Манюэль, прокурор Коммуны;
Югнен, председатель Коммуны;
Тальен, полицейский агент;
и все прочие, чьи имена вписаны в историю кровью и не оставившие в ней никакого другого следа, кроме этих красных чернил.
Таковы люди, которые подготовили бойню и вот-вот выпустят ее на улицы Парижа.
XXXVIII
В ночь с субботы на воскресенье, то есть с 1 на 2 сентября, Робеспьер и Сент-Жюст, учитель и ученик, один в зените славы, другой на ее заре, оба последователи Руссо, человека природы, вышли из Якобинского клуба, утомленные долгим вечером, прошедшим в шуме роковых идей, которые ежеминутно приносились и уносились, словно волны крови.
Сен-Жюст жил на улице Святой Анны, в меблированных комнатах; беседуя о событиях, которые должны были совершиться на следующий день, они подошли к дверям гостиницы. Робеспьер не имел никакого желания спать; он не торопился уйти и вновь оказаться наедине с самим собой, ибо страшился увидеть себя в зеркале собственных мыслей; он поднялся к Сен-Жюсту. Сент-Жюст был намного убежденнее Робеспьера, и потому он твердым шагом шел по пути, на который его спутник вступил шаткой походкой. Едва поднявшись к себе, он, уступая усталости, сбросил с себя одежду и приготовился лечь в постель.
— Что ты делаешь? — спросил его Робеспьер.
— Ну ты же видишь: ложусь спать.
— Неужели ты намереваешься спать в подобную ночь?! — воскликнул Робеспьер. — Разве ты не слышишь набат, разве ты не знаешь, что эта ночь, возможно, станет последней ночью для тысяч людей?
— Увы, да! — зевая, ответил Сен-Жюст. — Все это я знаю; резня будет, возможно, этой ночью и наверняка завтра. Мне хотелось бы быть достаточно сильным для того, чтобы ослабить содрогания общества, мечущегося между свободой и смертью, но кто я такой? Пылинка. Да и, в конце концов, те, кого умертвят, не сторонники наших идей. Спокойной ночи.
И он уснул.
Прошла ночь. Проснувшись, Сен-Жюст с удивлением увидел, что у окна, прислонившись лбом к стеклу, стоит человек; человек этот наблюдал первые проблески света на небе и прислушивался к первым дневным звукам на улице.

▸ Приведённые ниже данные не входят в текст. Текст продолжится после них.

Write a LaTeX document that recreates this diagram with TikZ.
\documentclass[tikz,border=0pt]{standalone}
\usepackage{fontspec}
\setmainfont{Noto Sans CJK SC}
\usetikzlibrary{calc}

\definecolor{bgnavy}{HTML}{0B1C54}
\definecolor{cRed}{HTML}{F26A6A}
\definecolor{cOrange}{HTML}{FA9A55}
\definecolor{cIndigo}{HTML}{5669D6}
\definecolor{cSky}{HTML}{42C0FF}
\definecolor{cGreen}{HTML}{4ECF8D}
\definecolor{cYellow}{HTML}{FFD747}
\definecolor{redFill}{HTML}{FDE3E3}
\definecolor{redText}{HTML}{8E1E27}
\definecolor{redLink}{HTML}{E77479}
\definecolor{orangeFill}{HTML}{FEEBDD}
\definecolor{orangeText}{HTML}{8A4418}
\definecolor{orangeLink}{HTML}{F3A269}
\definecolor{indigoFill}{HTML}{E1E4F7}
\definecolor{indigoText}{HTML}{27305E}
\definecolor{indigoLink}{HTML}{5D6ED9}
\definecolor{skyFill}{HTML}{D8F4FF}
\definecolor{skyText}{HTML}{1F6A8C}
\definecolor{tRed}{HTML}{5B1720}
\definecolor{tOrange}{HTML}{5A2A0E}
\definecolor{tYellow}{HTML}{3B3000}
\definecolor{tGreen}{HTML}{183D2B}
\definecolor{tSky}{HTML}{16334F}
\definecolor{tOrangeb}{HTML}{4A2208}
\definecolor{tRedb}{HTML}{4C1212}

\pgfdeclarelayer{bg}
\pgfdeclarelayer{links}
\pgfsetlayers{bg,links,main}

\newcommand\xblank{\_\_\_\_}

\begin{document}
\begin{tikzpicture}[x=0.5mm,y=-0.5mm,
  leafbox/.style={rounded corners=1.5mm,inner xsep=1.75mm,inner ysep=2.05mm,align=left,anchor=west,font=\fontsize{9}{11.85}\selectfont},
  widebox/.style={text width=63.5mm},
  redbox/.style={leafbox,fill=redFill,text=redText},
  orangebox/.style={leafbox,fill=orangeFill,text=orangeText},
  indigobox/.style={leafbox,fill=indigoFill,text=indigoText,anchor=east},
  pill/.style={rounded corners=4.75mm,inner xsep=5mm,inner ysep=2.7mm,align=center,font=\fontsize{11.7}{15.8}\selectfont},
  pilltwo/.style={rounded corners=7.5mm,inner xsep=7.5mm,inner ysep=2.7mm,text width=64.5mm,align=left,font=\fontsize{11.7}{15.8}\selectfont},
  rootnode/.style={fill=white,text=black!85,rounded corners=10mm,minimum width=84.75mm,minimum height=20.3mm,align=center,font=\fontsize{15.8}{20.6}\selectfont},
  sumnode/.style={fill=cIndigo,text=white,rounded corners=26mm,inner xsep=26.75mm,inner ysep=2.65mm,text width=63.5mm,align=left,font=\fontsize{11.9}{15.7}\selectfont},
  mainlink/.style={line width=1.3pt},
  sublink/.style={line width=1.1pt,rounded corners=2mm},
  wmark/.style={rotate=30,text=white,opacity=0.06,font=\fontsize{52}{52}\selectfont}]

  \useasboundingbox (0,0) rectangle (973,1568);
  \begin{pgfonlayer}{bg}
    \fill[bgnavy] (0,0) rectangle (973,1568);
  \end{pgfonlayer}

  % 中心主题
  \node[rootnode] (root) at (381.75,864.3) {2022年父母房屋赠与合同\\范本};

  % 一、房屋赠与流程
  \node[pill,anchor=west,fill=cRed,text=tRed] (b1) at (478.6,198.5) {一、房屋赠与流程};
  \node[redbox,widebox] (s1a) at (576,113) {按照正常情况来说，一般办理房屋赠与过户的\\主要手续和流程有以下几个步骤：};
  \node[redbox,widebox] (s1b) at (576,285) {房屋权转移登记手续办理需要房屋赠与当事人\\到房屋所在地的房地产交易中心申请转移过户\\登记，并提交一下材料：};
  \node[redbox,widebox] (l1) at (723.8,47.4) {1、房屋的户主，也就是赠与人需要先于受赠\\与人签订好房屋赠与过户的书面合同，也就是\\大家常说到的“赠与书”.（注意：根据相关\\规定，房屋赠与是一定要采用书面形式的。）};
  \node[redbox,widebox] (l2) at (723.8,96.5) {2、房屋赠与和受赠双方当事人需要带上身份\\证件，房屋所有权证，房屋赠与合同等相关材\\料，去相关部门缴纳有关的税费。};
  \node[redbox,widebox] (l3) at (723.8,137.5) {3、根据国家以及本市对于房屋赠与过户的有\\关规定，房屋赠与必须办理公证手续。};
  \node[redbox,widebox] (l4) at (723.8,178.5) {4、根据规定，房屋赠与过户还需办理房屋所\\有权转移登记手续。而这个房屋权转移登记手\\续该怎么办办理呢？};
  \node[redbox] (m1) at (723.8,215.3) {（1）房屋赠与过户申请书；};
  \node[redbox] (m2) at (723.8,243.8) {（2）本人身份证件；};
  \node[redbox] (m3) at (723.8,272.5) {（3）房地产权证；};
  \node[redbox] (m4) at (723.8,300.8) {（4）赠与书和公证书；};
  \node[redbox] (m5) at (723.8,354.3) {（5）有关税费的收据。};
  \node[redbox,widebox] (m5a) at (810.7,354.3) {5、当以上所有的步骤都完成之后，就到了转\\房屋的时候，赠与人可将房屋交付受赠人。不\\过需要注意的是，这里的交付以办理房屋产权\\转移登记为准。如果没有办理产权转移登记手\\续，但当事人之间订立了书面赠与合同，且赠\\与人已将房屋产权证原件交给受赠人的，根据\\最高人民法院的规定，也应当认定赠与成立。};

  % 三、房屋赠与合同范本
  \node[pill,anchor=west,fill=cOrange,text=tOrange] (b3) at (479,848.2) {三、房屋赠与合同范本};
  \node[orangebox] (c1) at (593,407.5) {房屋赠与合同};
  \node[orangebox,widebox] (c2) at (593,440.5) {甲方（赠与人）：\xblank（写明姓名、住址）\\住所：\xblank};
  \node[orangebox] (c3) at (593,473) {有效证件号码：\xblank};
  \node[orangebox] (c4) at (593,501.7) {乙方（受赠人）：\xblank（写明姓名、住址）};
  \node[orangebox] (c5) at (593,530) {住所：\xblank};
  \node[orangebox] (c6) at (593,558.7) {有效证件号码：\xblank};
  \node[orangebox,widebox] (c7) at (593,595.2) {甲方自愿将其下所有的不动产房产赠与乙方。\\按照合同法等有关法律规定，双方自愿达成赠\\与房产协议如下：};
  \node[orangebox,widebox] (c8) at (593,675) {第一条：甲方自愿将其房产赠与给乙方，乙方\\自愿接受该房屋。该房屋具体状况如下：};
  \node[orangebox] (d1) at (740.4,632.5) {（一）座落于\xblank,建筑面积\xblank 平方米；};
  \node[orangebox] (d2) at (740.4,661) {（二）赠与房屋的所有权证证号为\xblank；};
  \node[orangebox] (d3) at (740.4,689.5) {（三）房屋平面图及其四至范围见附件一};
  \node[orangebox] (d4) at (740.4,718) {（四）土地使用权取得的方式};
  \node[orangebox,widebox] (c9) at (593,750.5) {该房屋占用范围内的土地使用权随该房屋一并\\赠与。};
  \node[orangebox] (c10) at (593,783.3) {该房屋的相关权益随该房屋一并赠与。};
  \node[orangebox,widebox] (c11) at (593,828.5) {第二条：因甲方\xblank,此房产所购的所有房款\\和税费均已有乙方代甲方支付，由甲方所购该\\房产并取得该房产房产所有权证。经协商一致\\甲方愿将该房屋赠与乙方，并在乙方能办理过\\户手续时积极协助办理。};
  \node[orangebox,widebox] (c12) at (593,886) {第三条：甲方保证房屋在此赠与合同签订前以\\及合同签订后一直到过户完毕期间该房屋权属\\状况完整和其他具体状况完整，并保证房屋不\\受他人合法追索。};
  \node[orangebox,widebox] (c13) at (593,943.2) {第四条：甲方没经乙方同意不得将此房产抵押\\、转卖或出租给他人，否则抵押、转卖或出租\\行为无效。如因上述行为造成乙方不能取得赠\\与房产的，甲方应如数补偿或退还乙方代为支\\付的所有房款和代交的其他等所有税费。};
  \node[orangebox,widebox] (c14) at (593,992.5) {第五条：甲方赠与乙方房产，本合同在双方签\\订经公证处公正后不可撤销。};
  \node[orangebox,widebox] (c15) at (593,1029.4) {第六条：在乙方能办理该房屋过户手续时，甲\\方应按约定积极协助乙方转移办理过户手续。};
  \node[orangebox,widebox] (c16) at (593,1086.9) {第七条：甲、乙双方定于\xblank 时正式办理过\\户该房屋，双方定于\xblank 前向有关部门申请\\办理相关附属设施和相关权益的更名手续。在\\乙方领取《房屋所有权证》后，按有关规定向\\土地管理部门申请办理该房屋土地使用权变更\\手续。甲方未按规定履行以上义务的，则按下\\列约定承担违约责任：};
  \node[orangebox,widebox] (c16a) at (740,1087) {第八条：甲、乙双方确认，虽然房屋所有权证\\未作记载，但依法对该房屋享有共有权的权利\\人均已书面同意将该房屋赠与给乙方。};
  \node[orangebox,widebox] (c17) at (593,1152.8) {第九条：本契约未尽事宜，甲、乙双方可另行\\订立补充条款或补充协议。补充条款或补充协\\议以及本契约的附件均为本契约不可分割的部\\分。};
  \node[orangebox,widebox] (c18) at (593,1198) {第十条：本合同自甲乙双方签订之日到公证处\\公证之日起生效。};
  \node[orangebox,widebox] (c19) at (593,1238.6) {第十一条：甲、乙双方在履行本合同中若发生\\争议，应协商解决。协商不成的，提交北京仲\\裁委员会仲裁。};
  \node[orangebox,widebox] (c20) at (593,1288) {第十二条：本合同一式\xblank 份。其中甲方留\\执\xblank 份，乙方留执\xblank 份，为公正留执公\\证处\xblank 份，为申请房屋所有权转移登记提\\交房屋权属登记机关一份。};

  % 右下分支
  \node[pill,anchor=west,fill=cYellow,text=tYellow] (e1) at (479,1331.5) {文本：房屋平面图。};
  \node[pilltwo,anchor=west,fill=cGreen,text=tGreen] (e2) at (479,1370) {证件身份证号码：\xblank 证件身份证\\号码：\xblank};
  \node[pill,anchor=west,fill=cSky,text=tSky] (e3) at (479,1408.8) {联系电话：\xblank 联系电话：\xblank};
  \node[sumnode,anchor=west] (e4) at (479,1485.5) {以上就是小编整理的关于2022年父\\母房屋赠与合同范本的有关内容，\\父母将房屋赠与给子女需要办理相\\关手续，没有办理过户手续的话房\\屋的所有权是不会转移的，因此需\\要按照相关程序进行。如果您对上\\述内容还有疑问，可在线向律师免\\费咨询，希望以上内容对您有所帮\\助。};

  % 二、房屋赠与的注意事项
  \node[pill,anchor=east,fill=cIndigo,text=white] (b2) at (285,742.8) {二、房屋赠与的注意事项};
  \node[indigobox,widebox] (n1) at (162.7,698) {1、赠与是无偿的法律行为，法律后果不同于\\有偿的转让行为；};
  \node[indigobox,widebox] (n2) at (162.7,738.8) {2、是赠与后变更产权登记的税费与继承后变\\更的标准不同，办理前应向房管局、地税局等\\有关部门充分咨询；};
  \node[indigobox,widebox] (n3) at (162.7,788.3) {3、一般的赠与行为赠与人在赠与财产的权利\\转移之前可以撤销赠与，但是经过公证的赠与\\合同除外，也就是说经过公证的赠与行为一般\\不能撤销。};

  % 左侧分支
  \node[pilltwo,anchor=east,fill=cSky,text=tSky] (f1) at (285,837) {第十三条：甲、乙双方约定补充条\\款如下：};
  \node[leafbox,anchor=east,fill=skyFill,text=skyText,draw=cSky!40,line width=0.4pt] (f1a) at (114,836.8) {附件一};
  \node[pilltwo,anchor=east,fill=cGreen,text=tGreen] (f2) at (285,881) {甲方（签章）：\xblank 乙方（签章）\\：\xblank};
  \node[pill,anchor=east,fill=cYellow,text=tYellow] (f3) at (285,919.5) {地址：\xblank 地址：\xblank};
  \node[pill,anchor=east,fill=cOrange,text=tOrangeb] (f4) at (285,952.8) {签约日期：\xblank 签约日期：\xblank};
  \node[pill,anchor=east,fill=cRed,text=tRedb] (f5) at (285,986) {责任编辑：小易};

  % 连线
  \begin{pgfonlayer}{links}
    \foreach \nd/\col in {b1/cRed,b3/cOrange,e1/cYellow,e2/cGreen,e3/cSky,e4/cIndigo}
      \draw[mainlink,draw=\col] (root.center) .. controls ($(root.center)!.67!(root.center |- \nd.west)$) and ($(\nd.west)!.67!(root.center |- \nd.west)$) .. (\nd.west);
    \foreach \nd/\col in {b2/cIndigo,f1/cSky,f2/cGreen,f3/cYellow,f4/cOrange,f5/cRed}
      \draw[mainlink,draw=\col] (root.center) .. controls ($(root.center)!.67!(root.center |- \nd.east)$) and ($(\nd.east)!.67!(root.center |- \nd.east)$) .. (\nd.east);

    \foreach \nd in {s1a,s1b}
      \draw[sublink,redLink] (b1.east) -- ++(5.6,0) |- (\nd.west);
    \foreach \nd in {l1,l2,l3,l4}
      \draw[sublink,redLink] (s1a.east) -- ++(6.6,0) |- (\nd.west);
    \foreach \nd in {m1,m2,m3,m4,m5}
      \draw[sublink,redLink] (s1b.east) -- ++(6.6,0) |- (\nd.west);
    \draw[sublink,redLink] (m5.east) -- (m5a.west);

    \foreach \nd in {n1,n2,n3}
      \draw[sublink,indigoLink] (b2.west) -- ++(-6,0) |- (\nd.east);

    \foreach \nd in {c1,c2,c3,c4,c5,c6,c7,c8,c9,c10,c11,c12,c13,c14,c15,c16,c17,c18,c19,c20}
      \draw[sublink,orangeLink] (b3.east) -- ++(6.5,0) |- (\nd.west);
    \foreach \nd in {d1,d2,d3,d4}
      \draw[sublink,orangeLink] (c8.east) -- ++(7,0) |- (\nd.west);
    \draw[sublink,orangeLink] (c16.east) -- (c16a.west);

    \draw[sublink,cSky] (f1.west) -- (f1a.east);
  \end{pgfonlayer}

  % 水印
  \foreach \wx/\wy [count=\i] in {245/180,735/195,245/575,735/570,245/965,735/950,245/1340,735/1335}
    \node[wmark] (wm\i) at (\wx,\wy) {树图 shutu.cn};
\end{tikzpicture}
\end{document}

Сен-Жюст приподнялся в постели и узнал Робеспьера.
— Что ты здесь делаешь и почему вернулся в такую рань? — спросил он его.
— А я и не возвращался, благо такой нужды у меня не было, — ответил Робеспьер, хмуря брови над своими светло-голубыми глазами, — я ведь не покидал эту комнату.
— Как?! Ты не ложился?! — воскликнул Сен-Жюст.
— А зачем?
— Ну, чтобы поспать.
— Спать, — прошептал Робеспьер, — спать в то время, когда сотни убийц готовятся убить тысячи жертв, когда кровь, чистая и нечистая, потечет, словно вода, в сточные канавы! О, нет, нет, — продолжал он с улыбкой, затрагивавшей лишь мышцы губ и не охватывавшей мышцы лица, — нет, я не ложился, я оставался на ногах, у меня не хватило духу уснуть; а вот Дантон, я уверен, спал.
Робеспьер был прав: убийцы бодрствовали, и вскоре на улицах Парижа должна была политься, словно вода, кровь.
Не имея возможности проследить за этими ручьями крови везде, где они текли, скажем, по крайней мере, о том, как пролились ее первые капли.
В этом состояла суть дела; на сей раз требовался не успешный конец, а успешное начало.
Все знают, что если массовые убийства начались, то есть только одна трудность — остановить их.
Как вы помните, выше мы говорили о сцене, разыгравшейся 1 сентября на Гревской площади, когда народ хотел разорвать на клочки вора, выставленного к позорному столбу и кричавшего «Да здравствует король!».
Второго сентября все увидели его смерть, но не вкусили его крови. Как только он был казнен на гильотине, все принялись сожалеть о том, что не растерзали его; это стало бы стаканом полынной водки, который разжег бы аппетит палачей.
Требовалось нечто другое, нечто кажущееся стихийным, нечто вроде одного из тех страшных приступов ярости, какие внезапно охватывают толпу и океан.